--- Start of Excerpted records ---
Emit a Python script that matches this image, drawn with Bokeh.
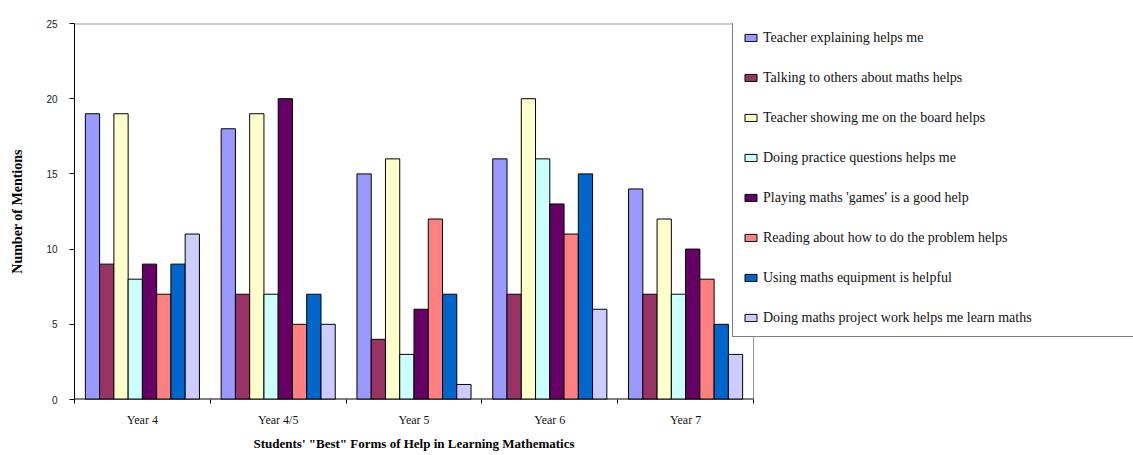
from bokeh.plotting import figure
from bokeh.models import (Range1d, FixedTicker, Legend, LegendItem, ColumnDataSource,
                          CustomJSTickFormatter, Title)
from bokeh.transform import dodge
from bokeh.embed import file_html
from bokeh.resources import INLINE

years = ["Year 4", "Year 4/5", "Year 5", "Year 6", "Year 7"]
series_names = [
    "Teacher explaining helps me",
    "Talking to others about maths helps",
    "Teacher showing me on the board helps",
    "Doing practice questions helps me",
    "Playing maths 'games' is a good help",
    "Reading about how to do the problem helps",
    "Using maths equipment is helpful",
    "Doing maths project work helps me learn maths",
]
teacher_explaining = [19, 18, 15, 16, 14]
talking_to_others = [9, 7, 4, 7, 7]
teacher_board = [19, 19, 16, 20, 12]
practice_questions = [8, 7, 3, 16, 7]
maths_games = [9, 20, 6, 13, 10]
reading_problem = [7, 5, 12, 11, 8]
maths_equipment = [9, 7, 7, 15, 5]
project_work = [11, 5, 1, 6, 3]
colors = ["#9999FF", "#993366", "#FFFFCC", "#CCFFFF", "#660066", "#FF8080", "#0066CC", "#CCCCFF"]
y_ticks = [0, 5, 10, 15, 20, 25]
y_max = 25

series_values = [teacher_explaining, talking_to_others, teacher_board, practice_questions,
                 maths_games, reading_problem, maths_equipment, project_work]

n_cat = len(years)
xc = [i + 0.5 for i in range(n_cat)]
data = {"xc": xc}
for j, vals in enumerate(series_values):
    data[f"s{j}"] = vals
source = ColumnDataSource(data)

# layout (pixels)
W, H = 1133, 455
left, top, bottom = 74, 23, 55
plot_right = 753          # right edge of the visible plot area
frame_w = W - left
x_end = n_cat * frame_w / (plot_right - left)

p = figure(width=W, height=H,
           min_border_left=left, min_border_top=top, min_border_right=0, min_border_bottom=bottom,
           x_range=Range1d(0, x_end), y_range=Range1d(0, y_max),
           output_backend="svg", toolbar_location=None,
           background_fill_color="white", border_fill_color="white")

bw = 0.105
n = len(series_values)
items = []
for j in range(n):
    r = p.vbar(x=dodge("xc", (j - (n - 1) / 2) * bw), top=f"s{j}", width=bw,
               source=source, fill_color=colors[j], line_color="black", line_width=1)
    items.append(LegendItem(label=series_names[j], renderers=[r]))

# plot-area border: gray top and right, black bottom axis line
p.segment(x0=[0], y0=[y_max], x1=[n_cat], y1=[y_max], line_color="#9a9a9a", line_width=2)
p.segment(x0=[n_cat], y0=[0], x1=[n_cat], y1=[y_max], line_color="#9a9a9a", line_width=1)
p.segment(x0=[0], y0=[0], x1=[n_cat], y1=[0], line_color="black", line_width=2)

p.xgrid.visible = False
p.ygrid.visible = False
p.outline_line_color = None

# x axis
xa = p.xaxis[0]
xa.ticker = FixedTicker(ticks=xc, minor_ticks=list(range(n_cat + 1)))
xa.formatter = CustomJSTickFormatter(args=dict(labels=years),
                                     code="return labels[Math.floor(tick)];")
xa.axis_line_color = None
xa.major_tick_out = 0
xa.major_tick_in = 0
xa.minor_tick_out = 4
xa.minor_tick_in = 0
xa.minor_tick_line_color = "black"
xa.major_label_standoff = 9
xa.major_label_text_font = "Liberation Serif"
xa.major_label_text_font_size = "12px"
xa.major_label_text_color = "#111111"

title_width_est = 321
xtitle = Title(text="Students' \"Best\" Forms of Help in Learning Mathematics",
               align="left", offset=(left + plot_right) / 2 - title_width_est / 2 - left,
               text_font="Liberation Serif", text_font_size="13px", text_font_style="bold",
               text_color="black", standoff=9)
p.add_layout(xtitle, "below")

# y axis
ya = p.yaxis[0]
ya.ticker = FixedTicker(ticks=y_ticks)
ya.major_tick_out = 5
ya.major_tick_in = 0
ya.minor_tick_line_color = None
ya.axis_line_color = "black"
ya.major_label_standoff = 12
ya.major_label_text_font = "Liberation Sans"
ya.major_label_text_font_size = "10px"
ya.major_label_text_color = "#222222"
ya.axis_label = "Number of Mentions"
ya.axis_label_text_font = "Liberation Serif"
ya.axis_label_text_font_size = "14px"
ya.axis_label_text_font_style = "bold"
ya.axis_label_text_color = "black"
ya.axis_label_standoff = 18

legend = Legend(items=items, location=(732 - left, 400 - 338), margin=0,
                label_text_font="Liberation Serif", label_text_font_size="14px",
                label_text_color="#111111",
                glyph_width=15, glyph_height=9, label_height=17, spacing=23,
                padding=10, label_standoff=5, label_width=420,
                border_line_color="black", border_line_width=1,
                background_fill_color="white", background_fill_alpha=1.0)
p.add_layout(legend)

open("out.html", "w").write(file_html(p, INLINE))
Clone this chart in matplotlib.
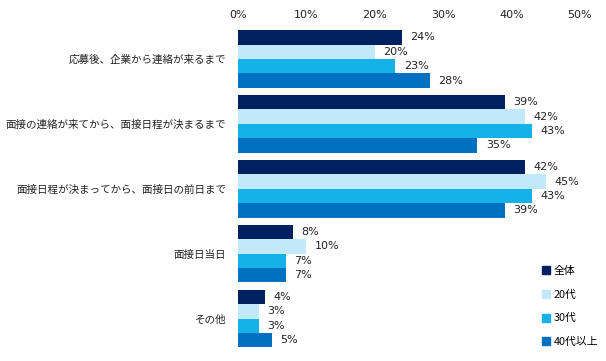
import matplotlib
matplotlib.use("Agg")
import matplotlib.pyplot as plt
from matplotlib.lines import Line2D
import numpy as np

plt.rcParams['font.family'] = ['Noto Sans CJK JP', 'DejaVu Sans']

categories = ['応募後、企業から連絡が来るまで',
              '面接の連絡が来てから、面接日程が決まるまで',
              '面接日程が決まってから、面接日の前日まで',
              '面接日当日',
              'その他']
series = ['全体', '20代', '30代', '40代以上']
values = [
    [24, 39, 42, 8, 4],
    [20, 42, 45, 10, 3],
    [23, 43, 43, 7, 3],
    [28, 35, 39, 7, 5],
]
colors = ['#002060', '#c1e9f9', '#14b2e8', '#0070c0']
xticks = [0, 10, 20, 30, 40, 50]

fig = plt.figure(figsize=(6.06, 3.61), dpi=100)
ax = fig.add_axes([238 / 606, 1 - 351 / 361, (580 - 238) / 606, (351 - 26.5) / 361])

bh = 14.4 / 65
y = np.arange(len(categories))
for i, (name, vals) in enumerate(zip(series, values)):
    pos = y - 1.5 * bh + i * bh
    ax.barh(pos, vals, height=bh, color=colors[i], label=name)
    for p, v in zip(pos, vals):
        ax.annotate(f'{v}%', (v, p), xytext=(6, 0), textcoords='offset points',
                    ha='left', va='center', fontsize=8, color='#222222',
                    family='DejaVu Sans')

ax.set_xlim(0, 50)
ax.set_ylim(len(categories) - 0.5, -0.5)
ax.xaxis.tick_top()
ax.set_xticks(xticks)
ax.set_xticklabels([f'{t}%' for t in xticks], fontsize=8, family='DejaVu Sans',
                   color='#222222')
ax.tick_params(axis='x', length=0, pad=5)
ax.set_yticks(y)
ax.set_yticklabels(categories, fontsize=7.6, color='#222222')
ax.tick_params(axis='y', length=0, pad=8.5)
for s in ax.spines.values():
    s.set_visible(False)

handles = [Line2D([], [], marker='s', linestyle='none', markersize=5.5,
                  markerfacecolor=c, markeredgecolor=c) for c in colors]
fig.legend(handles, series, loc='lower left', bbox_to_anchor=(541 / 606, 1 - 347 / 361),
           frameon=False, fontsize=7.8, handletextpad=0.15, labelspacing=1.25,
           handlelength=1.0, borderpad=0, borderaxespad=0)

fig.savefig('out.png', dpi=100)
--- End of Excerpted records ---
[Written exercise]: From the listing, extract all text exactly as given and drop any picture.

[Answer for the task]:
Emit a Python script that matches this image, drawn with Bokeh.
from bokeh.plotting import figure
from bokeh.models import (Range1d, FixedTicker, Legend, LegendItem, ColumnDataSource,
                          CustomJSTickFormatter, Title)
from bokeh.transform import dodge
from bokeh.embed import file_html
from bokeh.resources import INLINE

years = ["Year 4", "Year 4/5", "Year 5", "Year 6", "Year 7"]
series_names = [
    "Teacher explaining helps me",
    "Talking to others about maths helps",
    "Teacher showing me on the board helps",
    "Doing practice questions helps me",
    "Playing maths 'games' is a good help",
    "Reading about how to do the problem helps",
    "Using maths equipment is helpful",
    "Doing maths project work helps me learn maths",
]
teacher_explaining = [19, 18, 15, 16, 14]
talking_to_others = [9, 7, 4, 7, 7]
teacher_board = [19, 19, 16, 20, 12]
practice_questions = [8, 7, 3, 16, 7]
maths_games = [9, 20, 6, 13, 10]
reading_problem = [7, 5, 12, 11, 8]
maths_equipment = [9, 7, 7, 15, 5]
project_work = [11, 5, 1, 6, 3]
colors = ["#9999FF", "#993366", "#FFFFCC", "#CCFFFF", "#660066", "#FF8080", "#0066CC", "#CCCCFF"]
y_ticks = [0, 5, 10, 15, 20, 25]
y_max = 25

series_values = [teacher_explaining, talking_to_others, teacher_board, practice_questions,
                 maths_games, reading_problem, maths_equipment, project_work]

n_cat = len(years)
xc = [i + 0.5 for i in range(n_cat)]
data = {"xc": xc}
for j, vals in enumerate(series_values):
    data[f"s{j}"] = vals
source = ColumnDataSource(data)

# layout (pixels)
W, H = 1133, 455
left, top, bottom = 74, 23, 55
plot_right = 753          # right edge of the visible plot area
frame_w = W - left
x_end = n_cat * frame_w / (plot_right - left)

p = figure(width=W, height=H,
           min_border_left=left, min_border_top=top, min_border_right=0, min_border_bottom=bottom,
           x_range=Range1d(0, x_end), y_range=Range1d(0, y_max),
           output_backend="svg", toolbar_location=None,
           background_fill_color="white", border_fill_color="white")

bw = 0.105
n = len(series_values)
items = []
for j in range(n):
    r = p.vbar(x=dodge("xc", (j - (n - 1) / 2) * bw), top=f"s{j}", width=bw,
               source=source, fill_color=colors[j], line_color="black", line_width=1)
    items.append(LegendItem(label=series_names[j], renderers=[r]))

# plot-area border: gray top and right, black bottom axis line
p.segment(x0=[0], y0=[y_max], x1=[n_cat], y1=[y_max], line_color="#9a9a9a", line_width=2)
p.segment(x0=[n_cat], y0=[0], x1=[n_cat], y1=[y_max], line_color="#9a9a9a", line_width=1)
p.segment(x0=[0], y0=[0], x1=[n_cat], y1=[0], line_color="black", line_width=2)

p.xgrid.visible = False
p.ygrid.visible = False
p.outline_line_color = None

# x axis
xa = p.xaxis[0]
xa.ticker = FixedTicker(ticks=xc, minor_ticks=list(range(n_cat + 1)))
xa.formatter = CustomJSTickFormatter(args=dict(labels=years),
                                     code="return labels[Math.floor(tick)];")
xa.axis_line_color = None
xa.major_tick_out = 0
xa.major_tick_in = 0
xa.minor_tick_out = 4
xa.minor_tick_in = 0
xa.minor_tick_line_color = "black"
xa.major_label_standoff = 9
xa.major_label_text_font = "Liberation Serif"
xa.major_label_text_font_size = "12px"
xa.major_label_text_color = "#111111"

title_width_est = 321
xtitle = Title(text="Students' \"Best\" Forms of Help in Learning Mathematics",
               align="left", offset=(left + plot_right) / 2 - title_width_est / 2 - left,
               text_font="Liberation Serif", text_font_size="13px", text_font_style="bold",
               text_color="black", standoff=9)
p.add_layout(xtitle, "below")

# y axis
ya = p.yaxis[0]
ya.ticker = FixedTicker(ticks=y_ticks)
ya.major_tick_out = 5
ya.major_tick_in = 0
ya.minor_tick_line_color = None
ya.axis_line_color = "black"
ya.major_label_standoff = 12
ya.major_label_text_font = "Liberation Sans"
ya.major_label_text_font_size = "10px"
ya.major_label_text_color = "#222222"
ya.axis_label = "Number of Mentions"
ya.axis_label_text_font = "Liberation Serif"
ya.axis_label_text_font_size = "14px"
ya.axis_label_text_font_style = "bold"
ya.axis_label_text_color = "black"
ya.axis_label_standoff = 18

legend = Legend(items=items, location=(732 - left, 400 - 338), margin=0,
                label_text_font="Liberation Serif", label_text_font_size="14px",
                label_text_color="#111111",
                glyph_width=15, glyph_height=9, label_height=17, spacing=23,
                padding=10, label_standoff=5, label_width=420,
                border_line_color="black", border_line_width=1,
                background_fill_color="white", background_fill_alpha=1.0)
p.add_layout(legend)

open("out.html", "w").write(file_html(p, INLINE))
Clone this chart in matplotlib.
import matplotlib
matplotlib.use("Agg")
import matplotlib.pyplot as plt
from matplotlib.lines import Line2D
import numpy as np

plt.rcParams['font.family'] = ['Noto Sans CJK JP', 'DejaVu Sans']

categories = ['応募後、企業から連絡が来るまで',
              '面接の連絡が来てから、面接日程が決まるまで',
              '面接日程が決まってから、面接日の前日まで',
              '面接日当日',
              'その他']
series = ['全体', '20代', '30代', '40代以上']
values = [
    [24, 39, 42, 8, 4],
    [20, 42, 45, 10, 3],
    [23, 43, 43, 7, 3],
    [28, 35, 39, 7, 5],
]
colors = ['#002060', '#c1e9f9', '#14b2e8', '#0070c0']
xticks = [0, 10, 20, 30, 40, 50]

fig = plt.figure(figsize=(6.06, 3.61), dpi=100)
ax = fig.add_axes([238 / 606, 1 - 351 / 361, (580 - 238) / 606, (351 - 26.5) / 361])

bh = 14.4 / 65
y = np.arange(len(categories))
for i, (name, vals) in enumerate(zip(series, values)):
    pos = y - 1.5 * bh + i * bh
    ax.barh(pos, vals, height=bh, color=colors[i], label=name)
    for p, v in zip(pos, vals):
        ax.annotate(f'{v}%', (v, p), xytext=(6, 0), textcoords='offset points',
                    ha='left', va='center', fontsize=8, color='#222222',
                    family='DejaVu Sans')

ax.set_xlim(0, 50)
ax.set_ylim(len(categories) - 0.5, -0.5)
ax.xaxis.tick_top()
ax.set_xticks(xticks)
ax.set_xticklabels([f'{t}%' for t in xticks], fontsize=8, family='DejaVu Sans',
                   color='#222222')
ax.tick_params(axis='x', length=0, pad=5)
ax.set_yticks(y)
ax.set_yticklabels(categories, fontsize=7.6, color='#222222')
ax.tick_params(axis='y', length=0, pad=8.5)
for s in ax.spines.values():
    s.set_visible(False)

handles = [Line2D([], [], marker='s', linestyle='none', markersize=5.5,
                  markerfacecolor=c, markeredgecolor=c) for c in colors]
fig.legend(handles, series, loc='lower left', bbox_to_anchor=(541 / 606, 1 - 347 / 361),
           frameon=False, fontsize=7.8, handletextpad=0.15, labelspacing=1.25,
           handlelength=1.0, borderpad=0, borderaxespad=0)

fig.savefig('out.png', dpi=100)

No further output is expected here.